### Your task
In the listing below, find the line that contains "Give me the TikZ source for this diagram." and the line that contains "(hub) at (541,294)". Quote both and every line between them, exactly, and nothing more.

### Given information
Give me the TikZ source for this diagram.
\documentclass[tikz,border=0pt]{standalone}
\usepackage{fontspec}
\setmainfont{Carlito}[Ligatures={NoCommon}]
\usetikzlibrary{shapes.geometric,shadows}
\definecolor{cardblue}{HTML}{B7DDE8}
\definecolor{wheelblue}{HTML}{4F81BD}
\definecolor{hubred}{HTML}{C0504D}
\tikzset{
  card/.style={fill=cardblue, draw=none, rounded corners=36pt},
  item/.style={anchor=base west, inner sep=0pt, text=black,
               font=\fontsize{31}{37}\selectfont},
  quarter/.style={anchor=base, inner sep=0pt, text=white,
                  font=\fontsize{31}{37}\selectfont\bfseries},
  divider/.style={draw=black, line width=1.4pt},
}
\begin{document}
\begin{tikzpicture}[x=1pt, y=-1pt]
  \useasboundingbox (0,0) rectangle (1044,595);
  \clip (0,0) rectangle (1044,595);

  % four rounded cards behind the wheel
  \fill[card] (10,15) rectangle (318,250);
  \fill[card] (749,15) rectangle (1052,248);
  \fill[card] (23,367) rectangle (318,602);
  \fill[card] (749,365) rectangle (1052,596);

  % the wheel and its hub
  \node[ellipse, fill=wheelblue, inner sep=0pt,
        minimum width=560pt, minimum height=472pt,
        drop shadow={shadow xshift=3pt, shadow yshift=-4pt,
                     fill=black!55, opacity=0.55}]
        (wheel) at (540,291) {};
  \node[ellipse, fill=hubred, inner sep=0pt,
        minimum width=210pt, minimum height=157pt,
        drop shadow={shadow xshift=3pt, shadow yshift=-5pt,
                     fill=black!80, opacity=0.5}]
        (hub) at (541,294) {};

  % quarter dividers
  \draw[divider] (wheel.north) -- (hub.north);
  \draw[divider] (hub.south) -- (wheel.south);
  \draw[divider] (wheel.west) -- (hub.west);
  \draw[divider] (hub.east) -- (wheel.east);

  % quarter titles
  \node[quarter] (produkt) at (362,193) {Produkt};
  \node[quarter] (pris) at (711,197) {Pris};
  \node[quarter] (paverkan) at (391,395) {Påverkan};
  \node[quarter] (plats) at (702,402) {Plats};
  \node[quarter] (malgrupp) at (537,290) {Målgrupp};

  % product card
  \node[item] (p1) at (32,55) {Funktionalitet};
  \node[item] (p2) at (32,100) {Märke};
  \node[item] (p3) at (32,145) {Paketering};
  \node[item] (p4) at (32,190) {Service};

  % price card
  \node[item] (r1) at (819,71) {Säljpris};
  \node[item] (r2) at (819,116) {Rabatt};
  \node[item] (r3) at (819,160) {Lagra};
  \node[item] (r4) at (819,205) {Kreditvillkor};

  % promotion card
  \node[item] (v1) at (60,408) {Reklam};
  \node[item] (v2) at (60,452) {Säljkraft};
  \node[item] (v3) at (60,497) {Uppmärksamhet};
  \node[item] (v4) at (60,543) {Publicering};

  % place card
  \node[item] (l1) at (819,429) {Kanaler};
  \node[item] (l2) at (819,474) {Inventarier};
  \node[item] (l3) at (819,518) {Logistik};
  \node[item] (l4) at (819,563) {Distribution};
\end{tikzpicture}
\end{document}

---

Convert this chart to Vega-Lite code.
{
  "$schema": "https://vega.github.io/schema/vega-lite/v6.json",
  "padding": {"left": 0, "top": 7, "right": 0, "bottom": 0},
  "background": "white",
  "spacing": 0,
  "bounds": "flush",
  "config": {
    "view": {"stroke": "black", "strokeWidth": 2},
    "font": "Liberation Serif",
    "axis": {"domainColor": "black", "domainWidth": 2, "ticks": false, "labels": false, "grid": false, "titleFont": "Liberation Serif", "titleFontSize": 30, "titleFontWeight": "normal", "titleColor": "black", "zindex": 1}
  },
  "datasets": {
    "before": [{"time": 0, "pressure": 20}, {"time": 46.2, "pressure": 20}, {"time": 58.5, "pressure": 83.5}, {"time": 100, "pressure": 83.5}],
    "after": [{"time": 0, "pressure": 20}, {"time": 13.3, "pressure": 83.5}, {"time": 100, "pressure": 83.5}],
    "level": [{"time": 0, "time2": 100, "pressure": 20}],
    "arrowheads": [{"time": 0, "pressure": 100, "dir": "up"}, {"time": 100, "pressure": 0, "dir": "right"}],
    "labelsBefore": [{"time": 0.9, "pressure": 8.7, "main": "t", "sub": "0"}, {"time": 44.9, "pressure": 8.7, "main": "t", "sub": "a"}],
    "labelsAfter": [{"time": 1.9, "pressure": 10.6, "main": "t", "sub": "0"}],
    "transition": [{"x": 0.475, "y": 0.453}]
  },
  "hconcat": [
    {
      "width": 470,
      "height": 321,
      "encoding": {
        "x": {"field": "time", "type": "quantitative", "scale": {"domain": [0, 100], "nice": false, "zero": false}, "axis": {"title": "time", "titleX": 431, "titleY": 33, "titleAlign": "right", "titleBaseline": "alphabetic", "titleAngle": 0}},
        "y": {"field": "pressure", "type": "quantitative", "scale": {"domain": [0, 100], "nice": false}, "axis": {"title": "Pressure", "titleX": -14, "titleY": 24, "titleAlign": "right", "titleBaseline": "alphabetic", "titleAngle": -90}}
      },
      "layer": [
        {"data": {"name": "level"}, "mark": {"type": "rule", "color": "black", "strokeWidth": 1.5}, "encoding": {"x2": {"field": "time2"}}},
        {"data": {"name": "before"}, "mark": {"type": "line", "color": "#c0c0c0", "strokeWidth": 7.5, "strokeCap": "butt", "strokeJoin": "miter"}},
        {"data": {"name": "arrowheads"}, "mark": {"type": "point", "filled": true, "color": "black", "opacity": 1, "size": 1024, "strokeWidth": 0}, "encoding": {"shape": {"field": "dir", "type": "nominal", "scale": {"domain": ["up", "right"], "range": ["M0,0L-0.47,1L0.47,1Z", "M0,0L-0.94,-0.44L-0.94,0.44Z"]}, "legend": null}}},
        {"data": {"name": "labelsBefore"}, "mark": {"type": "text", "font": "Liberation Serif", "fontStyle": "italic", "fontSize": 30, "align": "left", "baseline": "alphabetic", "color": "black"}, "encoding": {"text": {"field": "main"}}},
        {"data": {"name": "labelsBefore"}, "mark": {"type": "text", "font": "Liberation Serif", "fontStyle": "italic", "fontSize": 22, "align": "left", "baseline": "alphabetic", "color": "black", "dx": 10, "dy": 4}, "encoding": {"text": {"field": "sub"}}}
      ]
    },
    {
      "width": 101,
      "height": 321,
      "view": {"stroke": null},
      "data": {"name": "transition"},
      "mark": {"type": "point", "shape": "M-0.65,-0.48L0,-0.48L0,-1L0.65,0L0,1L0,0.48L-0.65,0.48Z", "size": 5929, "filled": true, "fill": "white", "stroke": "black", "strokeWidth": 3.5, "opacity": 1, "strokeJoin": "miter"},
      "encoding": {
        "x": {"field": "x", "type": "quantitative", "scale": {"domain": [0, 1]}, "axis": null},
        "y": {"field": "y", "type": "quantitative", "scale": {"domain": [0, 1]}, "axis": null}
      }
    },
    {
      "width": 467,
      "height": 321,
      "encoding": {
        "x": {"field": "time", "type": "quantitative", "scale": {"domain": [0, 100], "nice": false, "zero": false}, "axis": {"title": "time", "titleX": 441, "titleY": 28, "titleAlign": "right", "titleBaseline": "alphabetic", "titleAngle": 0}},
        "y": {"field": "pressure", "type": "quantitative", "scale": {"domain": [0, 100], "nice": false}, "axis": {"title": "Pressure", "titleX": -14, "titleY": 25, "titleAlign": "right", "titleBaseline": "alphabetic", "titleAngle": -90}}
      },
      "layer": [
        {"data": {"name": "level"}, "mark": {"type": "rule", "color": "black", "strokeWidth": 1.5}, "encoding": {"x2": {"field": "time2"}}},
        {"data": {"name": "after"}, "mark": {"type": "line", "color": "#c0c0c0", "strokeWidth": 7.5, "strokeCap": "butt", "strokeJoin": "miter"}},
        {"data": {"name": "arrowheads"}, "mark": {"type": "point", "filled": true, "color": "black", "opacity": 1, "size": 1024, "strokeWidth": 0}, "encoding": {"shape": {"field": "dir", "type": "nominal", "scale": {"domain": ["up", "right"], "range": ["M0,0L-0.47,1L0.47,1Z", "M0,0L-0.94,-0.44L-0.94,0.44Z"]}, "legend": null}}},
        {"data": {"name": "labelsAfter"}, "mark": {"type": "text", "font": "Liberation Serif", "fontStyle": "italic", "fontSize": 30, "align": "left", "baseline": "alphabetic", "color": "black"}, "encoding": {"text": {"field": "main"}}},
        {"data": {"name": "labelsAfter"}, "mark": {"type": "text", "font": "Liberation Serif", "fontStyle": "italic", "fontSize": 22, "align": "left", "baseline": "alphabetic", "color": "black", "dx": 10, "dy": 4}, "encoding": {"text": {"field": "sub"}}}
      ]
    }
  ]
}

### Written answer
Give me the TikZ source for this diagram.
\documentclass[tikz,border=0pt]{standalone}
\usepackage{fontspec}
\setmainfont{Carlito}[Ligatures={NoCommon}]
\usetikzlibrary{shapes.geometric,shadows}
\definecolor{cardblue}{HTML}{B7DDE8}
\definecolor{wheelblue}{HTML}{4F81BD}
\definecolor{hubred}{HTML}{C0504D}
\tikzset{
  card/.style={fill=cardblue, draw=none, rounded corners=36pt},
  item/.style={anchor=base west, inner sep=0pt, text=black,
               font=\fontsize{31}{37}\selectfont},
  quarter/.style={anchor=base, inner sep=0pt, text=white,
                  font=\fontsize{31}{37}\selectfont\bfseries},
  divider/.style={draw=black, line width=1.4pt},
}
\begin{document}
\begin{tikzpicture}[x=1pt, y=-1pt]
  \useasboundingbox (0,0) rectangle (1044,595);
  \clip (0,0) rectangle (1044,595);

  % four rounded cards behind the wheel
  \fill[card] (10,15) rectangle (318,250);
  \fill[card] (749,15) rectangle (1052,248);
  \fill[card] (23,367) rectangle (318,602);
  \fill[card] (749,365) rectangle (1052,596);

  % the wheel and its hub
  \node[ellipse, fill=wheelblue, inner sep=0pt,
        minimum width=560pt, minimum height=472pt,
        drop shadow={shadow xshift=3pt, shadow yshift=-4pt,
                     fill=black!55, opacity=0.55}]
        (wheel) at (540,291) {};
  \node[ellipse, fill=hubred, inner sep=0pt,
        minimum width=210pt, minimum height=157pt,
        drop shadow={shadow xshift=3pt, shadow yshift=-5pt,
                     fill=black!80, opacity=0.5}]
        (hub) at (541,294) {};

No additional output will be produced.